In February 2001, a woman said she was waiting for friends at Anchorage’s Fifth Avenue Mall when Beshaw approached her pretending to be a security guard. He raped her in an empty room, then drove her away, held her captive three days and raped her multiple times.
In October 2000, a woman alleged Beshaw posed as a security officer, accused her of selling drugs, then raped her in an elevator room, wiped her down and left her handcuffed to a pole.
Frontiersman reports from the time say the Anchorage allegations came up as Beshaw’s case made its way through the court system, but that criminal charges “never materialized.”
Beshaw, having apparently behaved in prison well enough for early release, was on probation for that 2001 rape conviction when he was accused of trying to rape the bicyclist.

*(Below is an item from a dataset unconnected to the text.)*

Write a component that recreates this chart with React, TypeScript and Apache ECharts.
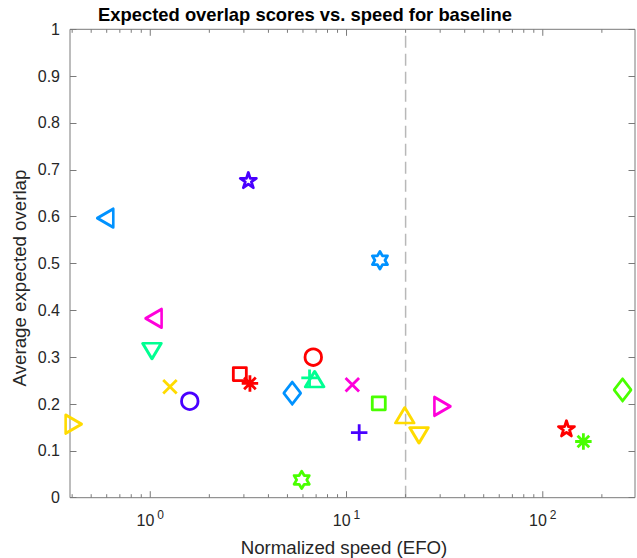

Bolger wrote that the evidence of those four prior rapes was admitted in Beshaw’s trial. Bolger ruled the admission of that evidence to be within the bounds of rules of criminal trials, but the way it was admitted, he ruled was out of bounds.
Bolger writes that prosecutors admitted into evidence a sworn statement from the investigating trooper — Leonard Wallner, now a sergeant stationed with the Alaska State Troopers in Anchorage — and documents showing he was convicted.
But Beshaw had a right to confront his accuser in court, so there should have been some kind of witness called for him to question.
Bolger’s ruling thus requires that either Beshaw be let off the hook for that 2007 rape conviction or prosecutors try him again.
A separate part of the ruling throws a kidnapping conviction — saying there was no evidence showing Beshaw used the force necessary to bring a kidnapping charge. Prosecutors will not be able to bring the kidnapping charge if they choose to re-try Beshaw.
Yet a third part of the ruling upholds one of Beshaw’s convictions, saying that after he hit that cyclist with his pickup he was rightly charged and convicted for assault.